There is another reason to change the conversation in this way. Speaking of government ‘printing’ instead of ‘borrowing’ puts people in mind of the real risk, namely inflation. Every pumped up pocket monetary theorist knows that printing money is linked to inflation; for many it’s all they know. But it doesn’t take much thought to realise that not all money printing can lead to out-of-control inflation. After all, all the money that exists must have been printed at some point, and inflation isn’t always out of control.
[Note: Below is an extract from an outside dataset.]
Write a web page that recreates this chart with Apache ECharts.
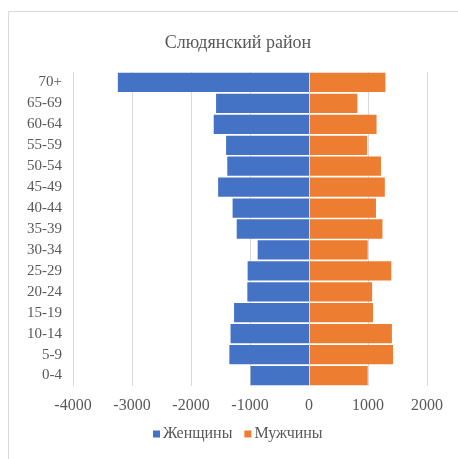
<!DOCTYPE html>
<html><head><meta charset="utf-8">
<script src="https://cdn.jsdelivr.net/npm/echarts@6/dist/echarts.min.js"></script>
<style>html,body{margin:0;padding:0;background:#fff}#c{width:458px;height:459px}</style>
</head><body><div id="c"></div>
<script>
const categories = ['0-4','5-9','10-14','15-19','20-24','25-29','30-34','35-39','40-44','45-49','50-54','55-59','60-64','65-69','70+'];
const women = [-990,-1350,-1330,-1270,-1045,-1040,-870,-1225,-1295,-1540,-1385,-1405,-1615,-1575,-3240];
const men = [995,1425,1405,1085,1070,1395,995,1245,1135,1285,1220,985,1145,820,1295];
const seriesNames = ['Женщины','Мужчины'];
const xTicks = {min:-4000,max:2000,interval:1000};

const font = 'Liberation Serif';
const chart = echarts.init(document.getElementById('c'));
chart.setOption({
  animation:false,
  textStyle:{fontFamily:font},
  graphic:[{type:'rect',shape:{x:8.5,y:11.5,width:460,height:460},style:{fill:'none',stroke:'#d9d9d9',lineWidth:1},silent:true}],
  title:{text:'Слюдянский район',left:233,top:29,textAlign:'center',textStyle:{fontFamily:font,fontSize:18,fontWeight:'normal',color:'#595959'}},
  legend:{data:seriesNames,bottom:12,left:148,itemWidth:7,itemHeight:7,itemGap:12,icon:'rect',
    textStyle:{fontFamily:font,fontSize:16,color:'#595959',padding:[0,0,0,-2]}},
  grid:{left:73,right:31,top:72,bottom:73,containLabel:false},
  xAxis:{type:'value',min:xTicks.min,max:xTicks.max,interval:xTicks.interval,
    axisLine:{show:false},axisTick:{show:false},
    splitLine:{lineStyle:{color:'#d9d9d9'}},
    axisLabel:{fontFamily:font,fontSize:16,color:'#595959',margin:12,formatter:v=>String(v)}},
  yAxis:{type:'category',data:categories,axisLine:{show:false},axisTick:{show:false},
    axisLabel:{fontFamily:font,fontSize:15,color:'#595959',margin:11}},
  series:[
    {name:seriesNames[0],type:'bar',stack:'s',data:women,barCategoryGap:'8%',itemStyle:{color:'#4472C4'},
      markLine:{silent:true,symbol:'none',label:{show:false},lineStyle:{color:'#d9d9d9',type:'solid',width:1},data:[{xAxis:0}]}},
    {name:seriesNames[1],type:'bar',stack:'s',data:men,barCategoryGap:'8%',itemStyle:{color:'#ED7D31'}}
  ]
});
</script></body></html>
Controlling inflation is the job of the central bank. We have seen that deficit spending does not get in the way of central bank policy, whether it occurs through a reserve-add or through a gilt-add (and, given consistent central bank policy, these end up with the same result). Since inflation is the only risk associated with printing money (other than currency depreciation, which comes through the same channels) the government may as well keep on printing until the central bank proves unable to control inflation/depreciation. Then it can stop. Until then, print away! Buy everything the public needs and taxpayers aren’t willing to pay for! End all the silly debates about what the nation can ‘afford’ (rescuing drowning refugees, for instance). Why not?
Since ‘government borrowing’ really means ‘government printing’, the government’s deficit is the amount it prints each year, not the amount it borrows each year. The public debt is just the sum total of money that has been printed, whether in gilt or cash form. There go all the pig-ignorant arguments about reducing the horrible, terrifying, burdensome, future generation-impoverishing debt. Cut away the misleading term and all that bullshit drops off with it.
If you’re a spin merchant manipulating people into voting against everybody’s interests, or if you get a kick out of advertising your own ignorance, then go ahead and keep using the term ‘government borrowing’. Otherwise just stop.
* – By the way, the central bank operations of swapping gilts for reserves and vice versa don’t amount to printing anything. Assets are swapped; no net assets are created. The swaps are undertaken for the purpose of adjusting interest rates or moving the yield curve – that’s all. So Quantitative Easing is not ‘printing money’. Now you know. Spread the word.